You opened a merchant account and the salesperson walked you through the rate. You may have asked about statement fees, PCI fees, even early termination fees. But unless you specifically asked about a monthly minimum, it probably never came up.
That's by design. And it can cost you hundreds of dollars a year on a business you didn't even process.
What a monthly minimum actually is
A monthly minimum is a floor on the processing fees your processor will collect from you each month. It's most commonly set at $25, though some processors go as high as $50 or as low as $10.
Here's how it works:
- Your rate produces some amount of processing fees each month based on your volume
- If those fees come in below the minimum, the processor charges you the difference
- If they come in above the minimum, the minimum doesn't apply
So if your minimum is $25 and you only process enough in February to generate $8 in fees, your processor bills you an extra $17 to make up the gap. The bill line usually reads "Discount Shortfall" or "Monthly Minimum Fee."
Who it hurts
Monthly minimums were originally created as a hedge against processors losing money on dormant accounts — essentially, a way to guarantee a minimum profit per customer. But the merchants who actually trigger them are almost always the ones who can least afford them:
- Seasonal businesses — landscapers, holiday retailers, pool services, event vendors
- Part-time or side-hustle merchants who don't run sales every month
- New businesses that haven't ramped up yet
- Businesses that got quiet during a slow stretch and didn't realize the fee was kicking in
If you do $10,000 a month in sales, the minimum is invisible — you blow past it every month. If you do $500 one month because your oven broke, you're paying full price.

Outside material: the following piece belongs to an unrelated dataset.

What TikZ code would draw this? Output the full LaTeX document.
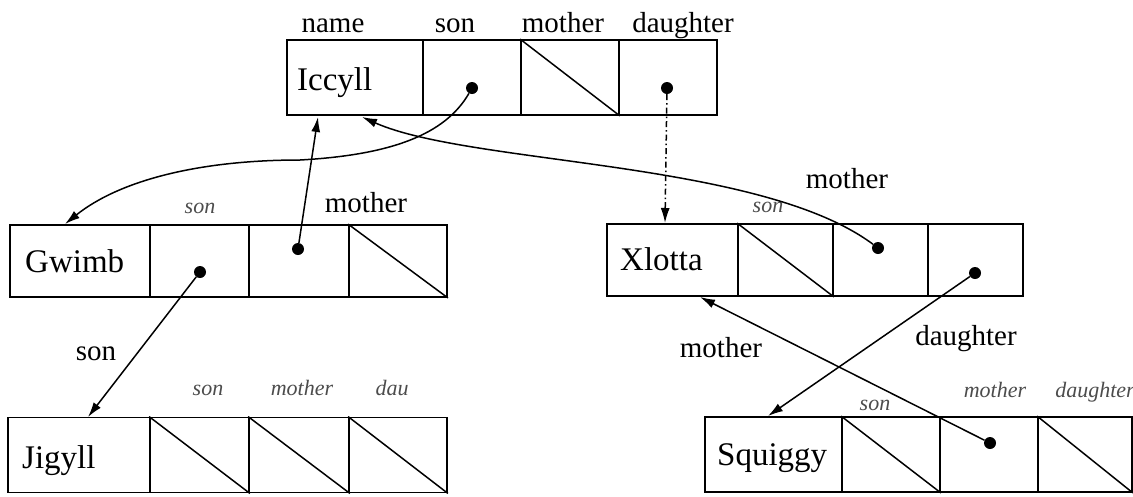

How to find out if you have one
Your merchant agreement has it in writing, usually under "Fees" or "Processing Charges," sometimes buried in a separate rate schedule. If you can't find your agreement, look at a statement from a slow month — if there's a line item called "Monthly Minimum," "Discount Shortfall," or "Minimum Processing Fee," you have one.
A quick estimate: take your monthly fees over the last 12 months and find the lowest one. If any month shows fees that look suspiciously round (exactly $25, exactly $30), that's probably the minimum biting.
How to negotiate it away
Monthly minimums are one of the easiest fees to get removed, because they don't cost the processor anything to drop for active accounts. Your leverage:
- If you're a healthy account (consistent volume, low chargebacks), ask your rep to waive the minimum. Many will agree on the spot.
- If you're seasonal, ask for the minimum to be waived during your off-season months specifically. Some processors have an explicit seasonal provision.
- If you're new to processing, ask for a 6-month waiver while you ramp.
- If you're shopping a new account, make "no monthly minimum" a requirement before you sign anything.
The magic phrase is: "I need this fee removed before I can move forward." If the rep says no, escalate. If the processor says no, shop.
The bigger picture
The monthly minimum is a perfect example of a fee that looks tiny in isolation but compounds over time. Twenty-five dollars a month doesn't sound like much — but that's $300 a year in a fee that grows when your business shrinks. You're paying more when you can afford it least.
Worse, it's almost never disclosed up front. In a well-run sales process, a rep would tell you the floor exists. In practice, you'll find out about it the first time you have a slow month — and by then, it's too late.
Check your statement today. You might be paying for air.